Yes, right… also probably very related to this from reddit:
...provided no threads receive the signal in the middle of a load, right? You'd have to pthread_sigmask the signal out prior to calling load (and can unmask it afterward).
(hinting that putting store inside a signal handler is probably not good). I guess I'll update the documentation first and then try to come up with some better solution.
In general, you need space proportional to the number of accessors for truly lock/wait free algorithms. That means either doing memory allocation, or restricting the number of accessors to a predetermined limit.
In the past I've implemented concurrent data structures by building-in Arc
-like handles which either use a RwLock
and resize their interior when cloned (meaning that cloning a reference to your lock-free data structure is not lock free, but all operations on a pre-existing handle can be made lock-free) or simply panic/fail to clone if a predetermined limit is reached. This obviously has a performance impact though.

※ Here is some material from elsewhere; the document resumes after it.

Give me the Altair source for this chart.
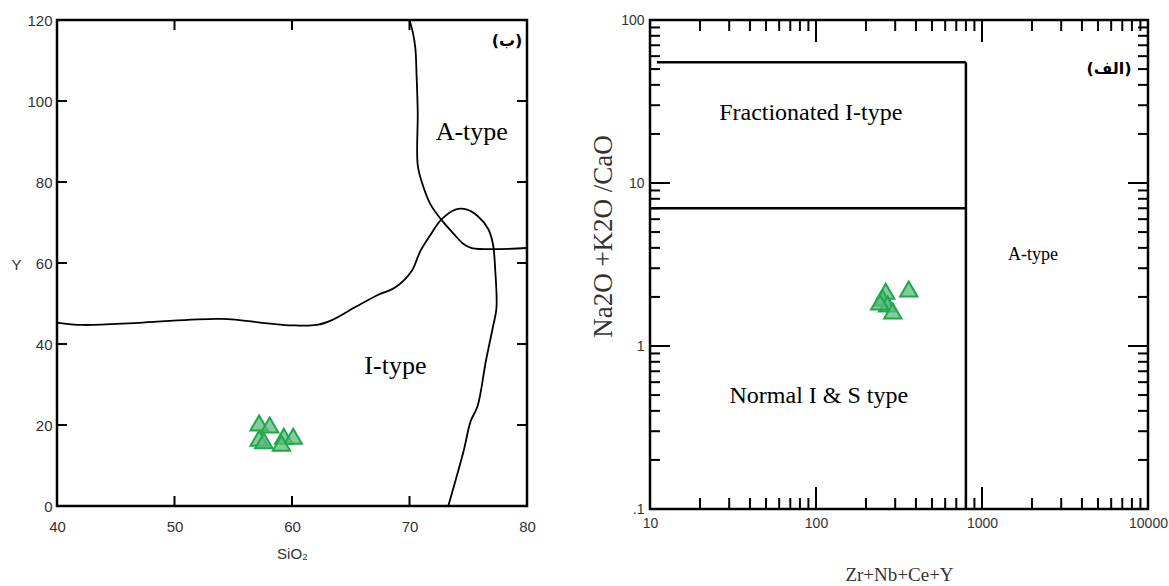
import altair as alt
import pandas as pd

# ---------------- Left panel (Y vs SiO2) ----------------
sio2_ticks = [40, 50, 60, 70, 80]
y_ticks = [0, 20, 40, 60, 80, 100, 120]

# I-type / A-type boundary (horizontal-ish curve with loop)
curve1_sio2 = [40.0, 42.2, 47.3, 54.0, 57.9, 60.0, 62.1, 63.4, 65.5, 67.3, 68.8, 70.2, 70.9,
               71.8, 72.7, 73.9, 74.9, 75.8, 76.7, 77.1, 77.3, 77.4, 77.1, 76.5, 75.8, 75.2,
               74.6, 73.3]
curve1_y = [45.3, 44.7, 45.3, 46.2, 45.1, 44.6, 44.7, 45.9, 49.3, 52.1, 54.0, 58.1, 62.8,
            67.0, 70.7, 73.2, 73.2, 71.6, 68.4, 64.7, 58.1, 48.8, 44.2, 35.8, 24.7, 20.9,
            13.5, 0.0]
# A-type boundary (from top down, then flat to the right)
curve2_sio2 = [70.0, 70.3, 70.5, 70.6, 70.7, 70.7, 71.1, 71.8, 72.7, 73.7, 74.6, 75.3, 80.0]
curve2_y = [120.0, 116.7, 113.0, 106.5, 97.2, 84.2, 79.5, 74.4, 70.7, 67.4, 64.7, 63.7, 63.7]

left_pts_sio2 = [57.2, 58.1, 59.3, 60.1, 57.2, 57.6, 59.1]
left_pts_y = [20.5, 20.0, 17.2, 17.2, 16.7, 16.1, 15.5]

left_label_text = ["A-type", "I-type"]
left_label_x = [75.3, 68.8]
left_label_y = [92.3, 34.6]

left_tag_text = ["(ب)"]
left_tag_x = [78.3]
left_tag_y = [114.8]

# ---------------- Right panel (Na2O+K2O/CaO vs Zr+Nb+Ce+Y) ----------------
zr_major = [10, 100, 1000, 10000]
zr_minor = [20, 30, 40, 50, 60, 70, 80, 90, 200, 300, 400, 500, 600, 700, 800, 900,
            2000, 3000, 4000, 5000, 6000, 7000, 8000, 9000]
na_major = [0.1, 1, 10, 100]
na_minor = [0.2, 0.3, 0.4, 0.5, 0.6, 0.7, 0.8, 0.9, 2, 3, 4, 5, 6, 7, 8, 9,
            20, 30, 40, 50, 60, 70, 80, 90]

seg_x = [11, 800, 10]
seg_x2 = [800, 800, 800]
seg_y = [55, 55, 7]
seg_y2 = [55, 0.1, 7]

right_pts_x = [263, 362, 252, 270, 290, 242]
right_pts_y = [2.17, 2.24, 1.97, 1.81, 1.64, 1.86]

right_label_text = ["Fractionated I-type", "Normal I & S type"]
right_label_x = [93, 104]
right_label_y = [26.7, 0.49]

right_small_text = ["A-type"]
right_small_x = [2030]
right_small_y = [3.62]

right_tag_text = ["(الف)"]
right_tag_x = [5820]
right_tag_y = [49.8]

# ---------------- sizes/styles ----------------
W1, H1 = 470, 486
W2, H2 = 498, 489
SANS = "Liberation Sans"
SERIF = "Liberation Serif"
ARAB = "DejaVu Sans"
TICK_COLOR = "#333333"
TRI_FILL = "#5cb97a"
TRI_STROKE = "#1ea84a"

# ====== left chart ======
xs1 = alt.Scale(domain=[40, 80], nice=False, zero=False)
ys1 = alt.Scale(domain=[0, 120], nice=False, zero=False)

x_axis1 = alt.Axis(values=sio2_ticks, title="SiO₂", labelFont=SANS, labelFontSize=15,
                   labelColor=TICK_COLOR, labelPadding=13, labelFlush=False,
                   titleFont=SANS, titleFontSize=15,
                   titleFontWeight="normal", titleColor=TICK_COLOR, titlePadding=12,
                   ticks=False, domain=False, grid=False)
y_axis1 = alt.Axis(values=y_ticks, title="Y", labelFont=SANS, labelFontSize=15,
                   labelColor=TICK_COLOR, labelPadding=5, labelFlush=False,
                   titleFont=SANS, titleFontSize=15,
                   titleFontWeight="normal", titleColor=TICK_COLOR, titleAngle=0,
                   titleAlign="right", titleBaseline="middle", titleY=244, titlePadding=6,
                   ticks=False, domain=False, grid=False)

c1 = pd.DataFrame({"x": curve1_sio2, "y": curve1_y, "i": range(len(curve1_sio2))})
c2 = pd.DataFrame({"x": curve2_sio2, "y": curve2_y, "i": range(len(curve2_sio2))})

line1 = alt.Chart(c1).mark_line(color="black", strokeWidth=1.8, interpolate="catmull-rom").encode(
    x=alt.X("x:Q", scale=xs1, axis=x_axis1),
    y=alt.Y("y:Q", scale=ys1, axis=y_axis1),
    order="i:Q")
line2 = alt.Chart(c2).mark_line(color="black", strokeWidth=1.8, interpolate="catmull-rom").encode(
    x=alt.X("x:Q", scale=xs1), y=alt.Y("y:Q", scale=ys1), order="i:Q")

tx1 = pd.DataFrame({"v": sio2_ticks})
ty1 = pd.DataFrame({"v": y_ticks})
TL = 10
tick_b1 = alt.Chart(tx1).mark_rule(color="black", strokeWidth=2).encode(
    x=alt.X("v:Q", scale=xs1), y=alt.value(H1), y2=alt.value(H1 - TL))
tick_t1 = alt.Chart(tx1).mark_rule(color="black", strokeWidth=2).encode(
    x=alt.X("v:Q", scale=xs1), y=alt.value(0), y2=alt.value(TL))
tick_l1 = alt.Chart(ty1).mark_rule(color="black", strokeWidth=2).encode(
    y=alt.Y("v:Q", scale=ys1), x=alt.value(0), x2=alt.value(TL))
tick_r1 = alt.Chart(ty1).mark_rule(color="black", strokeWidth=2).encode(
    y=alt.Y("v:Q", scale=ys1), x=alt.value(W1), x2=alt.value(W1 - TL))

p1 = pd.DataFrame({"x": left_pts_sio2, "y": left_pts_y})
pts1 = alt.Chart(p1).mark_point(shape="triangle-up", size=300, filled=True, fill=TRI_FILL,
                                 fillOpacity=0.75, stroke=TRI_STROKE, strokeWidth=2, opacity=1).encode(
    x=alt.X("x:Q", scale=xs1), y=alt.Y("y:Q", scale=ys1))

l1 = pd.DataFrame({"x": left_label_x, "y": left_label_y, "t": left_label_text})
lab1 = alt.Chart(l1).mark_text(font=SERIF, fontSize=26, color="black").encode(
    x=alt.X("x:Q", scale=xs1), y=alt.Y("y:Q", scale=ys1), text="t:N")
g1 = pd.DataFrame({"x": left_tag_x, "y": left_tag_y, "t": left_tag_text})
tag1 = alt.Chart(g1).mark_text(font=ARAB, fontSize=16, fontWeight="bold", color="black").encode(
    x=alt.X("x:Q", scale=xs1), y=alt.Y("y:Q", scale=ys1), text="t:N")

left = alt.layer(line1, line2, tick_b1, tick_t1, tick_l1, tick_r1, pts1, lab1, tag1).properties(
    width=W1, height=H1)

# ====== right chart ======
xs2 = alt.Scale(type="log", domain=[10, 10000], nice=False)
ys2 = alt.Scale(type="log", domain=[0.1, 100], nice=False)

x_axis2 = alt.Axis(values=zr_major, title="Zr+Nb+Ce+Y", labelFont=SANS, labelFontSize=14,
                   labelColor=TICK_COLOR, labelPadding=7, labelFlush=False,
                   labelExpr="format(datum.value, 'd')",
                   titleFont=SERIF, titleFontSize=19, titleFontWeight="normal",
                   titleColor=TICK_COLOR, titlePadding=35,
                   ticks=False, domain=False, grid=False)
y_axis2 = alt.Axis(values=na_major, title="Na2O +K2O /CaO", labelFont=SANS, labelFontSize=14,
                   labelColor=TICK_COLOR, labelPadding=6, labelFlush=False,
                   labelExpr="datum.value < 1 ? '.1' : format(datum.value, 'd')",
                   titleFont=SERIF, titleFontSize=27, titleFontWeight="normal",
                   titleColor=TICK_COLOR, titlePadding=3, titleY=216,
                   ticks=False, domain=False, grid=False)

sg = pd.DataFrame({"x": seg_x, "x2": seg_x2, "y": seg_y, "y2": seg_y2})
segs = alt.Chart(sg).mark_rule(color="black", strokeWidth=2.5).encode(
    x=alt.X("x:Q", scale=xs2, axis=x_axis2), x2="x2:Q",
    y=alt.Y("y:Q", scale=ys2, axis=y_axis2), y2="y2:Q")

MJ, MN = 22, 11
MJY, MNY = 20, 10
txM = pd.DataFrame({"v": zr_major})
txm = pd.DataFrame({"v": zr_minor})
tyM = pd.DataFrame({"v": na_major})
tym = pd.DataFrame({"v": na_minor})


def xticks(df, L):
    b = alt.Chart(df).mark_rule(color="black", strokeWidth=2).encode(
        x=alt.X("v:Q", scale=xs2), y=alt.value(H2), y2=alt.value(H2 - L))
    t = alt.Chart(df).mark_rule(color="black", strokeWidth=2).encode(
        x=alt.X("v:Q", scale=xs2), y=alt.value(0), y2=alt.value(L))
    return [b, t]


def yticks(df, L):
    l = alt.Chart(df).mark_rule(color="black", strokeWidth=2).encode(
        y=alt.Y("v:Q", scale=ys2), x=alt.value(0), x2=alt.value(L))
    r = alt.Chart(df).mark_rule(color="black", strokeWidth=2).encode(
        y=alt.Y("v:Q", scale=ys2), x=alt.value(W2), x2=alt.value(W2 - L))
    return [l, r]


p2 = pd.DataFrame({"x": right_pts_x, "y": right_pts_y})
pts2 = alt.Chart(p2).mark_point(shape="triangle-up", size=300, filled=True, fill=TRI_FILL,
                                 fillOpacity=0.75, stroke=TRI_STROKE, strokeWidth=2, opacity=1).encode(
    x=alt.X("x:Q", scale=xs2), y=alt.Y("y:Q", scale=ys2))

l2 = pd.DataFrame({"x": right_label_x, "y": right_label_y, "t": right_label_text})
lab2 = alt.Chart(l2).mark_text(font=SERIF, fontSize=24, color="black").encode(
    x=alt.X("x:Q", scale=xs2), y=alt.Y("y:Q", scale=ys2), text="t:N")
s2 = pd.DataFrame({"x": right_small_x, "y": right_small_y, "t": right_small_text})
lab2s = alt.Chart(s2).mark_text(font=SERIF, fontSize=18, color="black").encode(
    x=alt.X("x:Q", scale=xs2), y=alt.Y("y:Q", scale=ys2), text="t:N")
g2 = pd.DataFrame({"x": right_tag_x, "y": right_tag_y, "t": right_tag_text})
tag2 = alt.Chart(g2).mark_text(font=ARAB, fontSize=16, fontWeight="bold", color="black").encode(
    x=alt.X("x:Q", scale=xs2), y=alt.Y("y:Q", scale=ys2), text="t:N")

right = alt.layer(segs, *xticks(txM, MJ), *xticks(txm, MN), *yticks(tyM, MJY), *yticks(tym, MNY),
                  pts2, lab2, lab2s, tag2).properties(width=W2, height=H2)

chart = alt.hconcat(left, right, spacing=51).properties(
    padding={"left": 9, "top": 11, "right": 0, "bottom": 0},
    background="white"
).configure_view(stroke="black", strokeWidth=2.5)

chart.save("out.html", embed_options={"renderer": "svg", "actions": False})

Another option would be to use a fixed limit, but protect it with a semaphore, and maybe have a separate slower Handle
type which is not clone-able but has guaranteed lock-free access (by always holding the semaphore).
The semaphore solution is quite neat because it allows you a high degree of control over the amount of contention allowed on the data structure, so there's a scale from being completely lock free to completely contention free (with a binary semaphore).
For now I've updated the docs and the blog post, so they are not misleading.
I'll try to think about how to make swap lock-free too, but maybe I'll just decide I want load as fast as possible (and lock-free), but swap doesn't matter that much. I aim at read-heavy scenarios, mostly, where updates are rather rare.
I've done some experiments with other approaches and they turn out slower in practice. As there's another crate in making (https://github.com/stjepang/atomic) which'll offer structure with similar interface, but using hazard pointers and will have both load and store lock free, I've decided to leave it the way it is, so users have the possibility to choose between the approaches.
I'll keep it open, though, in case someone comes up with an idea how to improve the situation without losing wait-freeness of load or its performance.
Would you consider adding the lock free version an another stuct in your crate?
That depends on circumstances and what exactly you ask about.
If you have a pull request (or plan on writing one) and there would be some significant code reuse between these two structures to warrant living in the same crate, then possibly.
If you ask me to write another implementation in addition to what I've already written (which would be most probably the hazard pointers), then no. I don't have the time and motivation to do so.
However, if you need a data structure that is lock-free on both load and store/balanced in performance, I'd suggest you volunteer to help finish the atomic crate linked above ‒ I believe it is still not released simply due to lack of time, but it works ‒ it probably needs some more polishing touches.